In 2020, the public face of America went from being “the land of the free and the home of the brave” to “the land of the intimidated and the home of the fearful.” At issue is how we as a country handle fear.
As a nation, we have had reason to fear before. We entered World War II following an unprovoked attack by the Japanese Navy on our fleet at Pearl Harbor, Hawaii. In the first eight months following that attack, Japanese forces seemed invincible. The German Army, recognized at that time as the most potent military force on earth, had conquered western Europe and their drive into Russia appeared unstoppable. Yet we handled our fear with courage.
From 1861 to 1865, the country tried to tear itself apart during the Civil War. Fighting raged from Pennsylvania to Georgia to the Mississippi River and beyond. Anyone’s front yard could become a battleground. But people on both sides of the conflict had a common factor that allowed our nation to survive the conflict and come together again.
The Revolutionary War pitted a bunch of ill-equipped colonists with minimal training and spotty leadership against the greatest military force in the world. Yet our patched together army and navy fought through the doubts and fears and intimidation to win an impossible victory.
These are just three of the many occasions over our history where circumstances could have allowed fear to rear its ugly head and cripple the nation. Until now we have always met those challenges with courage and fortitude. The nightmare that is 2020 has become the first time in our nation’s history that our fear has threatened to destroy our nation. That’s because we no longer have the cohesive bond that once united us as a nation. Much as the historical revisionists wish to deny it, that bond has been a national belief in the God of the Bible. Each American has always been allowed to worship God in his or her own personal way, but the American people as a whole have from our beginning been “one nation under God.” Until now. Now God is frequently ignored, and people of faith are belittled and denigrated – all to the hurt of the nation.
When we believed in God, we could “be anxious for nothing, but by prayer and supplication, with thanksgiving, let your requests be known to God, and the peace that passes all understanding will keep your hearts and minds in Christ Jesus” (Philippians 4: 6-7). We could take our fears and difficulties to God and be confident that God would provide solutions for our nation and our people – often in miraculous ways – and often not the ones we envisioned, but ones that worked for our good none the less. We had a common morality that bound us together with common goals and understanding. But that has changed as our nation has gotten more prosperous and powerful. We have done what other followers of God have done in history. “He saved them from the hand of him who hated them and redeemed them from the hand of the enemy… They soon forgot His works; they did not wait for His counsel… And He gave them their request but sent leanness into their soul” (Psalm 106:10, 13, 15).

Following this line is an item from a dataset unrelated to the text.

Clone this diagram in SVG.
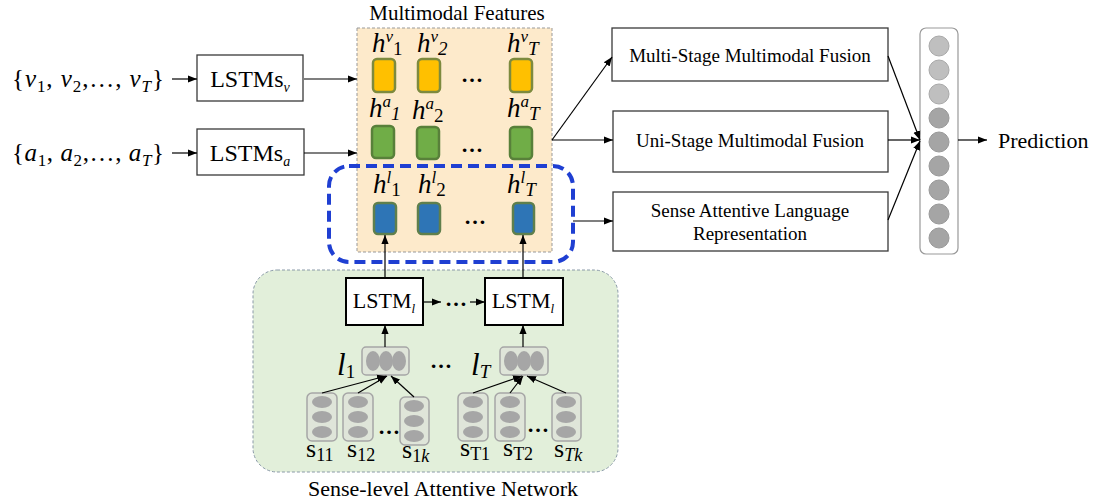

When we trusted God our nation prospered. When that trust was a common element of life, we were united by what we believed was right in God’s eyes. More and more Americans deny – to our own hurt – that God has anything to do with the greatness of America. Instead, many Americans have turned – in the face of their fear – to government to do that which only God can do. And the more that we demand government provide our “daily bread,” heal us when we are sick, provide us with everything we want, the more powerful that government becomes and the more of our freedoms that government takes.
Government is a terrible god because it is a false god and cannot provide the safety people crave. In 2020, our national fear has allowed the government to steal our freedoms for the false promise of health and security. Once our nation started on the road to abandon God, America has become less and less of what it could and should be.
Rick Warren created a list of what happens when a culture forgets God: Wealth is idolized, truth is minimized, life is trivialized, abortion is legalized, television is vulgarized, everything is sexualized and commercialized, our consciences become desensitized, education is secularized, races are polarized, morals and ethics are liberalized, entertainment crime is sensationalized, immorality is popularized, drugs are legitimized, sin is glamorized, the courts are paralyzed, the breakup of the family is rationalized, manners are uncivilized, Christians are demonized, and God is marginalized. That seems a pretty apt description of our nation today.
America has become a breeding ground for fear because too many among us do not allow God to provide His peace and purpose in our personal lives and in the life of our nation. And God’s peace is the only thing that can destroy the fear that is destroying America.